特別講義のお知らせ(理学研究科・生物学専攻)

現代の生物学I(第3回)

日 時 : 2008年 7月11日(金) 午後 1時20分〜
場 所 : 神戸大学・遺伝子実験センター 5階研修室
講 師 : 掛谷 秀昭 博士(京都大学大学院薬学研究科・教授)
演 題 : 創薬シーズ開発を指向したケミカルバイオロジー研究

講演要旨

ケミカルバイオロジー(化学生物学)とは、化学を基盤として複雑な生命現象を解明していく生物学であり、なかでも基本となるのは、ケミカルジェネティックス(化学遺伝学)である。
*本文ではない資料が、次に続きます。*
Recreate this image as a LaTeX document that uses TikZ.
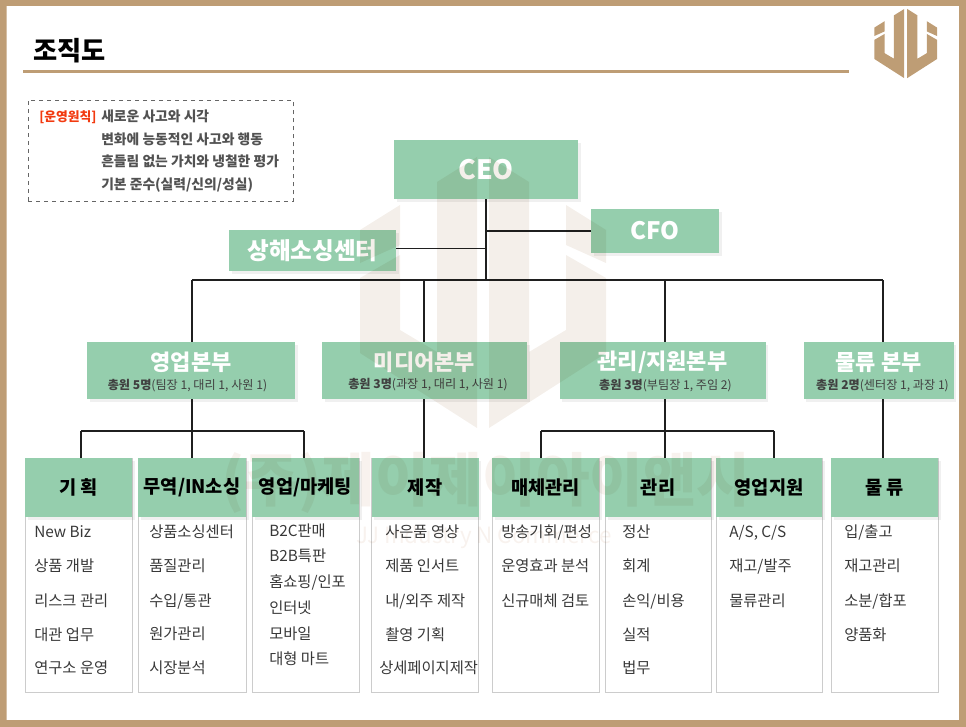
\documentclass[tikz,border=0pt]{standalone}
\usepackage{fontspec}
\setmainfont{Noto Sans CJK KR}
\usetikzlibrary{shadows}

\definecolor{frametan}{HTML}{BE9D75}
\definecolor{boxgreen}{HTML}{95CEAD}
\definecolor{markcol}{HTML}{F4EFEA}
\definecolor{marktxt}{HTML}{F8F2EE}
\definecolor{notered}{HTML}{F23A10}
\definecolor{bodyline}{HTML}{CCCCCC}

\newcommand{\logohalves}[1]{
    \foreach \sgn in {1,-1} {
        \fill[#1,xscale=\sgn] (6,0) -- (46,25) -- (46,195) -- (83,173) -- (83,98) -- (123,121) -- (123,196) -- (6,271) -- cycle;
        \fill[#1,xscale=\sgn] (83,48) -- (123,73) -- (123,106) -- (83,88) -- cycle;
    }
}

\tikzset{
    greenbox/.style={fill=boxgreen, inner sep=0pt, drop shadow={opacity=0.12, shadow xshift=2pt, shadow yshift=-2pt}},
    whitetext/.style={text=white, font=\bfseries\fontsize{#1}{#1}\selectfont},
    divnote/.style={text=black!75, font=\fontsize{9.1}{11}\selectfont},
    colbody/.style={draw=bodyline, line width=0.7pt, inner sep=0pt, minimum height=175.5pt},
    colhead/.style={greenbox, font=\bfseries\fontsize{14}{16}\selectfont, minimum height=44.25pt},
    item/.style={anchor=west, inner sep=0pt, yshift=-1.4pt, text=black!78, text height=9pt, text depth=2.5pt, font=\fontsize{11.5}{13}\selectfont},
    noteline/.style={anchor=west, inner sep=0pt, yshift=-1.2pt, text=black!68, text height=7pt, text depth=2pt, font=\bfseries\fontsize{10.35}{12}\selectfont},
    orgline/.style={draw=black!88, line width=0.85pt}
}

\begin{document}
\begin{tikzpicture}[x=0.75pt,y=-0.75pt]
    \useasboundingbox (0,0) rectangle (966,727);
    \fill[frametan,even odd rule] (0,0) rectangle (966,727) (6.5,6) rectangle (959,720);

    % title
    \node[anchor=west, inner sep=0pt, font=\bfseries\fontsize{19.7}{22}\selectfont] (title) at (33,50.5) {조직도};
    \draw[frametan, line width=2.2pt] (23,71.5) -- (849,71.5);
    \begin{scope}[shift={(905.7,9)},scale=0.255]
        \logohalves{frametan}
    \end{scope}

    % principles
    \node[draw=black!60, dashed, line width=0.6pt, minimum width=198.75pt, minimum height=75.75pt, inner sep=0pt] (principles) at (160.5,151) {};
    \node[noteline, text=notered, font=\bfseries\fontsize{9.6}{12}\selectfont] (principlestag) at (39,117) {[운영원칙]};
    \foreach \i/\y/\t in {1/117/새로운 사고와 시각, 2/140/변화에 능동적인 사고와 행동, 3/162/흔들림 없는 가치와 냉철한 평가, 4/185/{기본 준수(실력/신의/성실)}}
        \node[noteline] (principle\i) at (101,\y) {\t};

    % top boxes
    \node[greenbox, minimum width=138pt, minimum height=44.25pt, whitetext=20] (ceo) at (486,169.5) {CEO};
    \node[greenbox, minimum width=96pt, minimum height=33pt, whitetext=18] (cfo) at (655,231) {CFO};
    \node[greenbox, minimum width=125.25pt, minimum height=30.75pt, whitetext=17.7] (hub) at (312.5,250.5) {상해소싱센터};

    % divisions
    \foreach \nm/\x/\w/\t in {sales/191/208/영업본부, media/424.5/205/미디어본부, admin/662.5/206/{관리/지원본부}, logis/878.5/150/물류 본부} {
        \node[greenbox, minimum width=\w*0.75pt, minimum height=42.75pt] (\nm) at (\x,370.5) {};
        \node[whitetext=16.5] (\nm title) at (\x,362.5) {\t};
    }
    \node[divnote] (salesnote) at (187.5,385.5) {\textbf{총원 5명}(팀장 1, 대리 1, 사원 1)};
    \node[divnote] (medianote) at (428,384.5) {\textbf{총원 3명}(과장 1, 대리 1, 사원 1)};
    \node[divnote] (adminnote) at (665.5,385.5) {\textbf{총원 3명}(부팀장 1, 주임 2)};
    \node[divnote] (logisnote) at (882.5,385.5) {\textbf{총원 2명}(센터장 1, 과장 1)};

    % columns
    \foreach \nm/\x/\w/\t in {plan/78.5/107/기 획, trade/192/108/{무역/IN소싱}, mkt/305.5/107/{영업/마케팅}, make/425/107/제작, channel/545.5/107/매체관리, account/658/106/관리, support/769/106/영업지원, stock/884.5/107/물 류} {
        \node[colbody, minimum width=\w*0.75pt] (\nm body) at (\x,575) {};
        \node[colhead, minimum width=\w*0.75pt] (\nm) at (\x,487.5) {\t};
    }

    \foreach \i/\y/\t in {1/531/New Biz, 2/565/상품 개발, 3/600/리스크 관리, 4/634/대관 업무, 5/667/연구소 운영}
        \node[item] (plan\i) at (34,\y) {\t};
    \foreach \i/\y/\t in {1/531/상품소싱센터, 2/565/품질관리, 3/600/{수입/통관}, 4/633/원가관리, 5/667/시장분석}
        \node[item] (trade\i) at (149,\y) {\t};
    \foreach \i/\y/\t in {1/530/B2C판매, 2/555/B2B특판, 3/581/{홈쇼핑/인포}, 4/607/인터넷, 5/633/모바일, 6/658/대형 마트}
        \node[item] (mkt\i) at (269,\y) {\t};
    \foreach \i/\y/\t in {1/531/사은품 영상, 2/565/제품 인서트, 3/600/{내/외주 제작}, 4/634/촬영 기획}
        \node[item] (make\i) at (385,\y) {\t};
    \node[item] (make5) at (379,667) {상세페이지제작};
    \foreach \i/\y/\t in {1/531/{방송기회/편성}, 2/565/운영효과 분석, 3/600/신규매체 검토}
        \node[item] (channel\i) at (501,\y) {\t};
    \foreach \i/\y/\t in {1/531/정산, 2/565/회계, 3/600/{손익/비용}, 4/634/실적, 5/667/법무}
        \node[item] (account\i) at (622,\y) {\t};
    \foreach \i/\y/\t in {1/531/{A/S, C/S}, 2/565/{재고/발주}, 3/600/물류관리}
        \node[item] (support\i) at (729,\y) {\t};
    \foreach \i/\y/\t in {1/531/{입/출고}, 2/565/재고관리, 3/600/{소분/합포}, 4/634/양품화}
        \node[item] (stock\i) at (844,\y) {\t};

    % connectors
    \coordinate (bustrunk) at (486,280);
    \coordinate (bussales) at (192,280);
    \coordinate (busmedia) at (424,280);
    \coordinate (busadmin) at (665,280);
    \coordinate (buslogis) at (883,280);
    \coordinate (salesL) at (81,431);
    \coordinate (salesR) at (304,431);
    \coordinate (adminL) at (541,431);
    \coordinate (adminR) at (774,431);

    \draw[orgline] (ceo.south) -- (bustrunk);
    \draw[orgline] (cfo.west) -- (cfo.west -| bustrunk);
    \draw[orgline] ([yshift=1.8pt]hub.east) -- ([yshift=1.8pt]hub.east -| bustrunk);
    \draw[orgline] (bussales) -- (buslogis);
    \draw[orgline] (bussales) -- (bussales |- sales.north);
    \draw[orgline] (busmedia) -- (busmedia |- media.north);
    \draw[orgline] (busadmin) -- (busadmin |- admin.north);
    \draw[orgline] (buslogis) -- (buslogis |- logis.north);
    \draw[orgline] (bussales |- sales.south) -- (bussales |- trade.north);
    \draw[orgline] (busmedia |- media.south) -- (busmedia |- make.north);
    \draw[orgline] (busadmin |- admin.south) -- (busadmin |- account.north);
    \draw[orgline] (buslogis |- logis.south) -- (buslogis |- stock.north);
    \draw[orgline] (salesL) -- (salesR);
    \draw[orgline] (salesL) -- (salesL |- plan.north);
    \draw[orgline] (salesR) -- (salesR |- mkt.north);
    \draw[orgline] (adminL) -- (adminR);
    \draw[orgline] (adminL) -- (adminL |- channel.north);
    \draw[orgline] (adminR) -- (adminR |- support.north);

    % watermark over everything
    \begin{scope}[blend mode=multiply]
        \begin{scope}[shift={(483,157)}]
            \logohalves{markcol}
        \end{scope}
        \node[text=marktxt, inner sep=0pt, font=\bfseries\fontsize{43.7}{46}\selectfont] (marktext) at (486,483) {(주)제이제이아이앤시};
        \node[text=marktxt, inner sep=0pt, font=\fontsize{16.8}{19}\selectfont] (marksub) at (484,537) {JJ Industry N Commerce};
    \end{scope}
\end{tikzpicture}
\end{document}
ケミカルジェネティックスは、古典遺伝学で利用・解析してきた“変異“を生理活性小分子(バイオプローブ)に置き換えた方法論であるが、最近では、ゲノムワイドにケミカルゲノミクスに発展しつつある。ここで用いる生理活性小分子の化学構造および生物活性の多様性・新規性は、ケミカルバイオロジーにとって最も重要なファクターの1つであり、生化学ツール開発・創薬シーズ開発に直結するといえる。
 当研究室では、1) 創薬リード化合物の開拓を指向した新規生理活性物質の天然物薬学研究、2) 多因子疾患(癌、神経変性疾患、免疫疾患、糖尿病、心疾患等)に対する次世代化学療法の開発を目指したケミカルバイオロジー研究、3) ケモインフォマティクス・バイオインフォマティクスを活用したシステムケモセラピー研究、4) 有用物質生産・創製のための遺伝子工学的研究(コンビナトリアル生合成研究)、5) 生理活性小分子リガンド-受容体の迅速同定システム(プラットフォーム)の開発研究、を中心的な研究課題とし、“創薬シーズ開発”を指向した先端的ケミカルバイオロジー研究・ケミカルゲノミクス研究を展開している。これまでに、我々の成果を基盤にして、複数の生理活性小分子が生化学試薬として市販されている。
 本特別講義では、創薬シーズ開発を指向した微生物代謝産物由来の生理活性小分子の開拓研究とケミカルバイオロジー研究の現状を我々の研究成果を中心に紹介する予定である。